Es ist wichtig, dass für die Menschen den Behindertensport sichtbar ist. Dass die Menschen sehen, dass eine Behinderung nicht das Ende ist. Es gibt nicht viele, die nach einem Unfall aufgewacht sind, ihre Beine nicht mehr bewegen konnten und nicht gedacht haben: Das Leben hat keinen Sinn mehr. Jeder von uns kann morgen im Rollstuhl sitzen, eine Hand oder ein Bein verlieren. Man kann noch so gut mit dem Auto fahren – ein anderer fährt einem hinein und schon ist es passiert. Dann sollen die Leute wissen, das ist nicht das Ende und da gibt es noch sehr viel Schönes im Leben. Für viele, die an diesem Punkt waren, war der Sport eine Motivation, ins Leben zurückzufinden und zu zeigen: Ich kann was. 

In drei Jahren ist Paris. An welchen Stellschrauben wird das ÖPC als nächstes drehen?
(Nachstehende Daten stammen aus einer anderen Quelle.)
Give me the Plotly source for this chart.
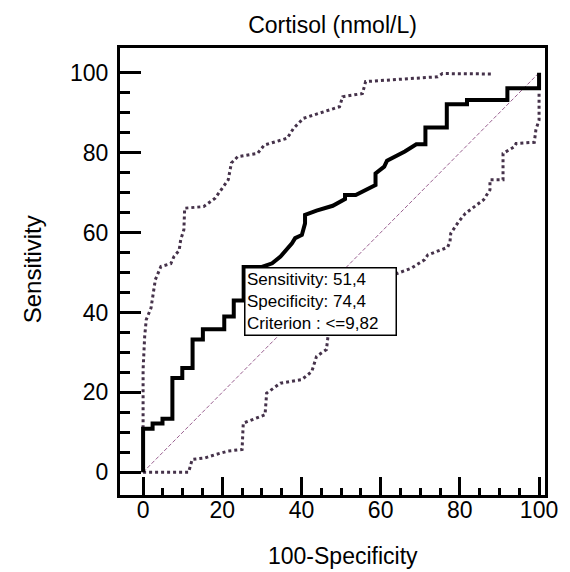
import plotly.graph_objects as go

# ROC curve vertices (100-Specificity, Sensitivity)
roc_x = [0, 0, 2.4, 2.4, 4.9, 4.9, 7.4, 7.4, 9.9, 9.9, 12.5, 12.5, 15.1, 15.1, 20.5, 20.5,
         22.9, 22.9, 25.4, 25.4, 25.4, 30.0, 32.6, 34.7, 37.6, 38.4, 40.1, 40.9, 40.9, 43.8,
         47.9, 51.0, 51.0, 53.7, 58.7, 58.7, 60.9, 61.6, 63.6, 66.1, 69.0, 71.3, 71.3, 76.7,
         76.7, 81.8, 81.8, 92.0, 92.0, 100, 100]
roc_y = [0, 10.9, 10.9, 12.2, 12.2, 13.4, 13.4, 23.6, 23.6, 26.1, 26.1, 33.2, 33.2, 35.8, 35.8, 39.0,
         39.0, 43.0, 43.0, 44.2, 51.4, 51.4, 52.3, 54.0, 57.3, 58.6, 59.4, 62.3, 64.4, 65.5,
         66.7, 68.4, 69.4, 69.4, 71.9, 74.8, 76.5, 78.0, 79.0, 80.3, 82.1, 82.1, 86.3, 86.3,
         92.1, 92.1, 93.2, 93.2, 96.1, 96.1, 100]

# upper 95% confidence bound
up_x = [0, 0, 0.4, 0.8, 2.0, 3.1, 4.5, 7.0, 7.8, 9.1, 9.5, 10.3, 10.5, 15.3, 18.2, 21.5, 22.3,
        23.9, 28.9, 30.6, 36.4, 38.0, 40.5, 49.6, 50.4, 55.4, 56.2, 62.8, 74.4, 75.6, 88.0]
up_y = [11.0, 25.7, 34.0, 38.2, 41.1, 48.2, 51.5, 52.2, 54.0, 55.5, 58.2, 60.7, 66.1, 66.5, 68.6,
        73.2, 77.4, 79.0, 79.8, 81.9, 83.6, 86.1, 88.6, 91.5, 94.0, 94.8, 97.8, 98.2, 99.0, 99.8, 99.7]

# lower 95% confidence bound
lo_x = [0, 11.5, 12.4, 15.7, 18.2, 21.5, 25.0, 25.3, 28.5, 30.8, 31.2, 34.7, 40.1, 42.6, 43.8,
        46.3, 46.7, 63.2, 67.8, 71.1, 71.9, 76.9, 77.5, 77.7, 79.6, 81.4, 86.0, 87.6, 87.6, 90.9,
        90.9, 93.8, 94.2, 98.8, 99.2, 100, 100]
lo_y = [0, 0, 3.2, 3.6, 4.4, 5.3, 5.7, 12.3, 13.5, 14.4, 19.8, 22.3, 23.2, 25.2, 29.0,
        30.7, 34.0, 49.4, 51.1, 53.2, 54.4, 56.3, 57.7, 59.8, 62.6, 64.8, 68.2, 70.7, 73.2, 73.2,
        79.8, 81.5, 82.3, 82.6, 85.7, 88.2, 94.8]

diag = [0, 100]
ticks_major = [0, 20, 40, 60, 80, 100]
ticks_minor = [v for v in range(5, 100, 5) if v % 20 != 0]

crit_x, crit_y = 25.6, 51.4
box_text = "Sensitivity: 51,4<br>Specificity: 74,4<br>Criterion : &lt;=9,82"

FONT = "Liberation Sans, Arial, sans-serif"

fig = go.Figure()
fig.add_trace(go.Scatter(x=diag, y=diag, mode="lines",
                         line=dict(color="#9a6090", width=1, dash="4px,2px"),
                         hoverinfo="skip"))
fig.add_trace(go.Scatter(x=up_x, y=up_y, mode="lines",
                         line=dict(color="#45324a", width=3, dash="dot"), hoverinfo="skip"))
fig.add_trace(go.Scatter(x=lo_x, y=lo_y, mode="lines",
                         line=dict(color="#45324a", width=3, dash="dot"), hoverinfo="skip"))
fig.add_trace(go.Scatter(x=roc_x, y=roc_y, mode="lines",
                         line=dict(color="black", width=4), hoverinfo="skip"))

L, R, T, B = 120, 17.5, 48, 76.5
pw = 570 - L - R
ph = 572 - T - B

fig.add_annotation(x=crit_x, y=crit_y, xref="x", yref="y", text=box_text,
                   showarrow=False, xanchor="left", yanchor="top", align="left",
                   bgcolor="white", bordercolor="black", borderwidth=1.5, borderpad=1.5,
                   width=147, font=dict(family=FONT, size=17, color="black"))

# axis titles
fig.add_annotation(x=(347 - L) / pw, y=(572 - B - 557) / ph, xref="paper", yref="paper",
                   text="100-Specificity", showarrow=False, xanchor="center", yanchor="middle",
                   font=dict(family=FONT, size=23, color="black"))
fig.add_annotation(x=(31 - L) / pw, y=(572 - B - 270) / ph, xref="paper", yref="paper",
                   text="Sensitivity", showarrow=False, xanchor="center", yanchor="middle",
                   textangle=-90, font=dict(family=FONT, size=24, color="black"))

axis_common = dict(showgrid=False, zeroline=False, showline=True, linecolor="black",
                   linewidth=3, mirror=True, ticks="inside", tickwidth=3, tickcolor="black",
                   tickvals=ticks_major, tickfont=dict(family=FONT, size=23, color="black"))

fig.update_layout(
    width=570, height=572,
    margin=dict(l=L, r=R, t=T, b=B),
    paper_bgcolor="white", plot_bgcolor="white",
    showlegend=False,
    title=dict(text="Cortisol (nmol/L)", x=0.5, xref="paper", xanchor="center",
               y=1 - 25 / 572, yref="container", yanchor="middle",
               font=dict(family=FONT, size=23, color="black")),
    xaxis=dict(range=[-5.83, 101.5], ticklen=18, ticklabelstandoff=-8,
               minor=dict(ticks="inside", tickvals=ticks_minor, ticklen=7, tickwidth=3,
                          tickcolor="black"),
               **axis_common),
    yaxis=dict(range=[-5.7, 106.2], ticklen=21, ticklabelstandoff=4,
               minor=dict(ticks="inside", tickvals=ticks_minor, ticklen=10, tickwidth=3,
                          tickcolor="black"),
               **axis_common),
)

fig.write_html("out.html", config={"displayModeBar": False},
               post_script="document.body.style.margin='0px';")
Tokio hat gezeigt, dass sich der paralympische Sport in den letzten fünf Jahren in den Bereichen Trainingsmethodik, Material und Professionalismus wieder unglaublich weiterentwickelt hat. Mit der Spitzensportförderung durch die Bundes-Sport GmbH, der Aufnahme unserer Sportler in den Heeressport oder der Betreuung in den Olympiazentren gibt es bereits sehr gute Instrumente. Um zukunftsfähig zu bleiben, brauchen wir mehr hauptamtliche Trainer und Zugang zu allen Trainingsstätten.

Wie kann man behinderte Kinder bei all den Schwierigkeiten des Alltags noch zum Sport motivieren?
Sport muss Freude machen. Kinder machen nur Dinge, die ihnen Freude bereiten. Gusto kann man ihnen schon machen, indem sie alles ausprobieren dürfen. Wichtig ist aber, es den behinderten Kindern zu zeigen, dass es den Sport überhaupt gibt. Darum machen wir auch die Talent-Days, wo die Kinder den Sport ausprobieren können. Das Schlimmste, was man tun kann, ist, die Kinder vom Turnen befreien zu lassen. Sie sollen mit allen zusammen turnen und gemeinsam Freude haben.